Армандо не ожидал, что она сдастся так быстро, и вопреки обыкновению ответил:
– Твоей дочери ничего не угрожает.
– А если ее вышвырнули на улицу?!
– Не думаю. Одевайся. На сегодня все, – отрывисто произнес Армандо и встал.
Неожиданно он пошатнулся, схватившись за сердце, и испуганный секретарь подал ему кружку с водой.
– Вам плохо?
– Здесь слишком душно. Я утомился. Продолжим завтра. – И, кивнув на пленницу, приказал: – Уведите.
Армандо поймал удивленный взгляд секретаря. Ему была понятна его реакция. Разве можно выпускать жертву из рук, когда она готова подписать признание?
Инквизитор и впрямь начал задыхаться в этой задрапированной черной материей комнате, хотя основная причина заключалась в другом: если Асусена Альманса подпишет бумагу, его работа будет выполнена и женщину передадут светской власти для вынесения приговора.
Армандо Диас чувствовал себя пораженным болезнью, которую нельзя исцелить, и был мучим жаждой, которую невозможно утолить. Он всегда был стойким к искушениям плоти и не испытывал вожделения при виде самых прекрасных женских тел, ибо это означало бы обречь на разрушение собственную душу.
Впрочем, что было ценного в его душе? Он видел слишком много крови, страданий и смерти, а потому в его сердце никогда не пылал огонь, а душа была подобна пустой и темной комнате.
Асусену Альманса отправили в камеру, а Армандо вышел из Святой палаты и медленно побрел по улицам Мадрида.
Шел 1556 год, первый год царствования короля Филиппа II, которому было двадцать восемь лет. По странному совпадению Армандо Диасу исполнилось столько же, и именно в этом году его назначили на должность старшего инквизитора Святой палаты.
Он рано остался сиротой и воспитывался в монастыре за счет королевских средств, выделяемых в помощь неимущим. В обители Армандо не покидало ощущение, что он находится в холодной, мрачной и душной темнице. Детей учили молитвам, внушали неискоренимый страх перед Божьей карой, при этом скудно кормили и заставляли выполнять множество послушаний.

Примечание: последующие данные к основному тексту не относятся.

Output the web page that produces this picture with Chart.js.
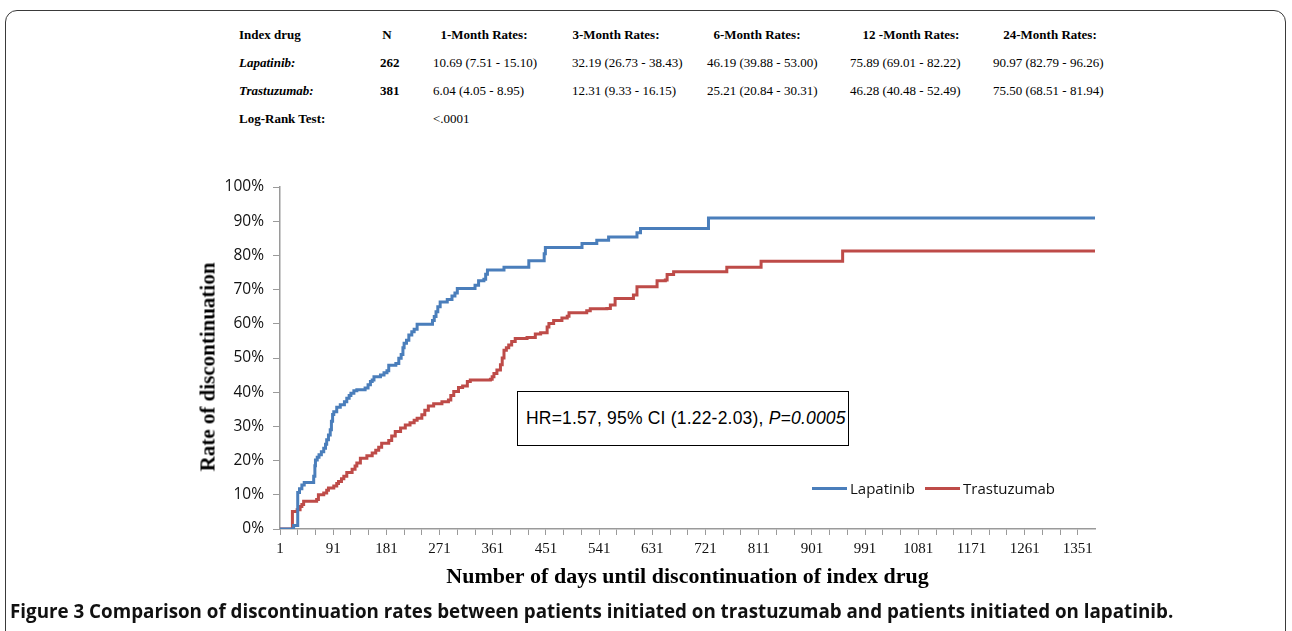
<!DOCTYPE html>
<html>
<head>
<meta charset="utf-8">
<script src="https://cdn.jsdelivr.net/npm/chart.js@4.4.1/dist/chart.umd.min.js"></script>
<style>
  html, body { margin:0; padding:0; background:#fff; }
  body { width:1292px; height:631px; position:relative; overflow:hidden; }
  #frame { position:absolute; left:5px; top:10px; width:1281px; height:700px; border:1px solid #3a3a3a; border-radius:12px; box-sizing:border-box; }
  #chartWrap { position:absolute; left:0; top:0; width:1292px; height:631px; }
  .t { position:absolute; font-family:"Liberation Serif","Times New Roman",serif; font-size:13px; color:#000; white-space:nowrap; line-height:14px; }
  .b { font-weight:bold; }
  .i { font-style:italic; }
  .c { transform:translateX(-50%); }
  #hrbox { position:absolute; left:517px; top:391px; width:332px; height:55px; border:1px solid #000; box-sizing:border-box; background:#fff;
           font-family:"Liberation Sans",Arial,sans-serif; font-size:17.5px; letter-spacing:0.2px; line-height:53px; padding-left:8px; white-space:nowrap; color:#000; }
  .leg { position:absolute; font-family:"Open Sans",sans-serif; font-size:15px; color:#111; top:478px; white-space:nowrap; }
  .legline { position:absolute; height:3px; top:487px; width:35px; }
  #caption { position:absolute; left:10px; top:598px; font-family:"Open Sans",sans-serif; font-weight:700; font-size:18.8px; color:#111; white-space:nowrap; }
  #ytitle { position:absolute; left:208px; top:367px; transform:translate(-50%,-50%) rotate(-90deg); font-family:"Liberation Serif","Times New Roman",serif; font-weight:bold; font-size:21px; color:#000; white-space:nowrap; }
</style>
</head>
<body>
<div id="frame"></div>
<div id="table"></div>
<div id="chartWrap"><canvas id="c" width="1292" height="631"></canvas></div>
<div id="ytitle"></div>
<div id="hrbox">HR=1.57, 95% CI (1.22-2.03), <i>P=0.0005</i></div>
<div id="legend"></div>
<div id="caption">Figure 3 Comparison of discontinuation rates between patients initiated on trastuzumab and patients initiated on lapatinib.</div>
<script>
// ---- Data ----
const seriesNames = ["Lapatinib", "Trastuzumab"];
const seriesColors = ["#4A7EBB", "#BE4B48"];

// Lapatinib: day of event and cumulative discontinuation rate (%) after that day
const lapDays  = [1,24,31,34,38,42,58,60,61,64,67,71,75,78,80,83,86,88,90,92,97,103,110,114,118,121,126,131,145,150,154,157,160,171,177,182,185,197,202,206,209,211,215,219,224,228,233,259,262,265,268,272,284,292,297,301,331,337,346,349,352,380,422,448,450,512,537,557,605,611,726,1380];
const lapRates = [0,1.0,10.7,11.8,12.9,13.6,15.4,18.5,20.2,21.0,21.7,22.6,23.6,24.8,26.1,27.5,29.0,31.5,33.5,34.3,35.6,36.3,37.2,38.2,39.0,39.7,40.4,40.7,41.2,42.2,43.1,43.6,44.5,45.0,45.7,46.3,47.9,48.4,49.9,51.0,53.0,54.3,55.2,56.7,57.7,58.4,59.9,61.0,62.1,63.5,65.0,66.4,67.1,68.1,69.0,70.3,71.3,72.6,73.0,74.5,75.7,76.5,78.4,80.5,82.3,83.5,84.4,85.4,86.6,87.9,90.9,90.9];

// Trastuzumab
const trasDays  = [1,22,30,35,38,41,63,66,75,80,83,92,97,100,105,109,114,123,128,131,137,148,157,163,168,173,185,190,196,205,213,221,228,233,241,246,252,261,275,286,290,295,303,310,318,323,357,360,363,368,374,377,380,384,388,393,399,419,433,442,453,456,464,478,487,490,520,526,554,560,568,599,605,639,653,656,667,757,815,953,1380];
const trasRates = [0,5.1,5.6,6.6,7.2,8.1,8.6,10.0,10.5,11.3,12.0,12.6,13.3,13.9,14.7,15.4,16.5,17.5,18.4,19.3,20.7,21.4,22.2,23.0,23.9,25.1,25.9,27.2,28.5,29.5,30.4,31.1,31.8,32.4,33.4,34.7,36.0,36.6,37.2,37.7,39.0,40.2,41.4,41.8,43.1,43.6,43.8,44.5,45.5,46.5,48.0,50.0,52.3,53.0,53.8,54.8,55.7,56.0,57.0,57.4,59.1,60.1,61.0,61.7,62.2,63.2,63.8,64.4,64.5,65.5,67.4,68.4,70.8,72.6,72.8,74.4,75.2,76.5,78.3,81.3,81.3];

// Axis settings
const xMin = 1, xMax = 1380, xMinorStep = 30, xLabelStep = 90;
const yMin = 0, yMax = 100, yStep = 10;
const xTitle = "Number of days until discontinuation of index drug";
const yTitle = "Rate of discontinuation";

// Table
const tableHeaders = ["Index drug", "N", "1-Month Rates:", "3-Month Rates:", "6-Month Rates:", "12 -Month Rates:", "24-Month Rates:"];
const tableDrugs = ["Lapatinib:", "Trastuzumab:"];
const tableN = ["262", "381"];
const tableLapRates  = ["10.69 (7.51 - 15.10)", "32.19 (26.73 - 38.43)", "46.19 (39.88 - 53.00)", "75.89 (69.01 - 82.22)", "90.97 (82.79 - 96.26)"];
const tableTrasRates = ["6.04 (4.05 - 8.95)", "12.31 (9.33 - 16.15)", "25.21 (20.84 - 30.31)", "46.28 (40.48 - 52.49)", "75.50 (68.51 - 81.94)"];
const logRankLabel = "Log-Rank Test:";
const logRankValue = "<.0001";

document.getElementById('ytitle').textContent = yTitle;

// ---- Table layout ----
(function(){
  const tbl = document.getElementById('table');
  const rowY = [28, 56, 84, 112];
  const headCenters = [null, 387, 484, 616, 757, 911, 1050];
  const valLeft = [433, 572, 707, 850, 993];
  function add(txt, x, y, cls){
    const d = document.createElement('div');
    d.className = 't ' + (cls||'');
    d.style.left = x + 'px'; d.style.top = y + 'px';
    d.textContent = txt; tbl.appendChild(d);
  }
  add(tableHeaders[0], 239, rowY[0], 'b');
  for (let i=1;i<tableHeaders.length;i++) add(tableHeaders[i], headCenters[i], rowY[0], 'b c');
  const rows = [tableLapRates, tableTrasRates];
  for (let r=0;r<2;r++){
    add(tableDrugs[r], 239, rowY[r+1], 'b i');
    add(tableN[r], 380, rowY[r+1], 'b');
    rows[r].forEach((v,k)=>add(v, valLeft[k], rowY[r+1], ''));
  }
  add(logRankLabel, 239, rowY[3], 'b');
  add(logRankValue, 433, rowY[3], '');
})();

// ---- Legend ----
(function(){
  const lg = document.getElementById('legend');
  const lineX = [812, 925], textX = [850, 963];
  seriesNames.forEach((n,i)=>{
    const l = document.createElement('div'); l.className='legline';
    l.style.left = lineX[i]+'px'; l.style.background = seriesColors[i]; lg.appendChild(l);
    const t = document.createElement('div'); t.className='leg';
    t.style.left = textX[i]+'px'; t.textContent = n; lg.appendChild(t);
  });
})();

// ---- Chart ----
function pts(xs, ys){ return xs.map((x,i)=>({x:x, y:ys[i]})); }

const axisColor = "#9a9a9a";
new Chart(document.getElementById('c'), {
  type: 'line',
  data: {
    datasets: [
      { label: seriesNames[0], data: pts(lapDays, lapRates), borderColor: seriesColors[0], borderWidth: 3, stepped: true, pointRadius: 0, fill: false, order: 1 },
      { label: seriesNames[1], data: pts(trasDays, trasRates), borderColor: seriesColors[1], borderWidth: 3, stepped: true, pointRadius: 0, fill: false, order: 2 }
    ]
  },
  options: {
    responsive: false,
    animation: false,
    devicePixelRatio: 1,
    layout: { padding: { left: 0, right: 197, top: 187, bottom: 0 } },
    plugins: { legend: { display: false }, tooltip: { enabled: false } },
    scales: {
      x: {
        type: 'linear', min: xMin, max: xMax,
        afterFit: (s) => { s.height = 102; },
        afterBuildTicks: (s) => {
          const t = [];
          for (let v = xMin; v <= xMax; v += xMinorStep) t.push({ value: v });
          s.ticks = t;
        },
        ticks: {
          autoSkip: false, maxRotation: 0, minRotation: 0, padding: 5,
          color: '#111',
          font: { family: '"Liberation Serif", "Times New Roman", serif', size: 15 },
          callback: (v) => ((v - xMin) % xLabelStep === 0 ? String(v) : '')
        },
        grid: { drawOnChartArea: false, drawTicks: true, tickLength: 6, color: axisColor, lineWidth: 1 },
        border: { display: true, color: axisColor, width: 1.5 },
        title: {
          display: true, text: xTitle, color: '#000',
          font: { family: '"Liberation Serif", "Times New Roman", serif', size: 22, weight: 'bold' },
          padding: { top: 0, bottom: 40 }
        }
      },
      y: {
        type: 'linear', min: yMin, max: yMax,
        afterFit: (s) => { s.width = 280; },
        ticks: {
          stepSize: yStep, padding: 9, color: '#111',
          font: { family: '"Open Sans", sans-serif', size: 15.5 },
          callback: (v) => v + '%'
        },
        grid: { drawOnChartArea: false, drawTicks: true, tickLength: 7, color: axisColor, lineWidth: 1 },
        border: { display: true, color: axisColor, width: 1.5 },
        title: { display: false }
      }
    }
  }
});
</script>
</body>
</html>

Через несколько лет Армандо понял, что единственным средством обеспечить себе более-менее сносную жизнь было вступление в один из духовных орденов. Он и прежде слыл усердным в постижении наук, а теперь с особым рвением принялся демонстрировать приверженность догматическим истинам и предписаниям Церкви. Труды Армандо увенчались успехом: его заметили, и ему были даны рекомендации для вступления в орден Святого Франциска.
Почему он стал инквизитором? Потому что был мрачным и суровым, непримиримым и неподкупным. А еще он умел вызывать у людей чувство страха.
Армандо хорошо помнил случай, когда на него напали старшие воспитанники, которые считали его выскочкой. Чтобы он не мог позвать на помощь, они заманили его в келью и заперли дверь. Тогда Армандо принялся громко читать молитву, пронзая обидчиков горящим взором. К его изумлению, они в страхе отступили, а потом разбежались.
В Святой палате он славился умением подчинять волю человека одним только взглядом и вырывать у него роковое признание невидимыми клещами.
Вместе с тем он не был фанатиком или безумцем. Будучи не в силах изменить действительность, он понимал, что ему надо уживаться с ней, и потому, чтобы не стать жертвой, Армандо приходилось быть палачом.
Огни Мадрида, отбрасывающие красноватый отсвет на кирпичные стены домов, походили на тлеющие уголья. Небо напоминало черное зеркало, а крыши домов сияли серебром. Красота Асусены, о которой инквизитор думал всю дорогу, непостижимым образом заставила его заметить то, чего он никогда не замечал, – красоту ночного города.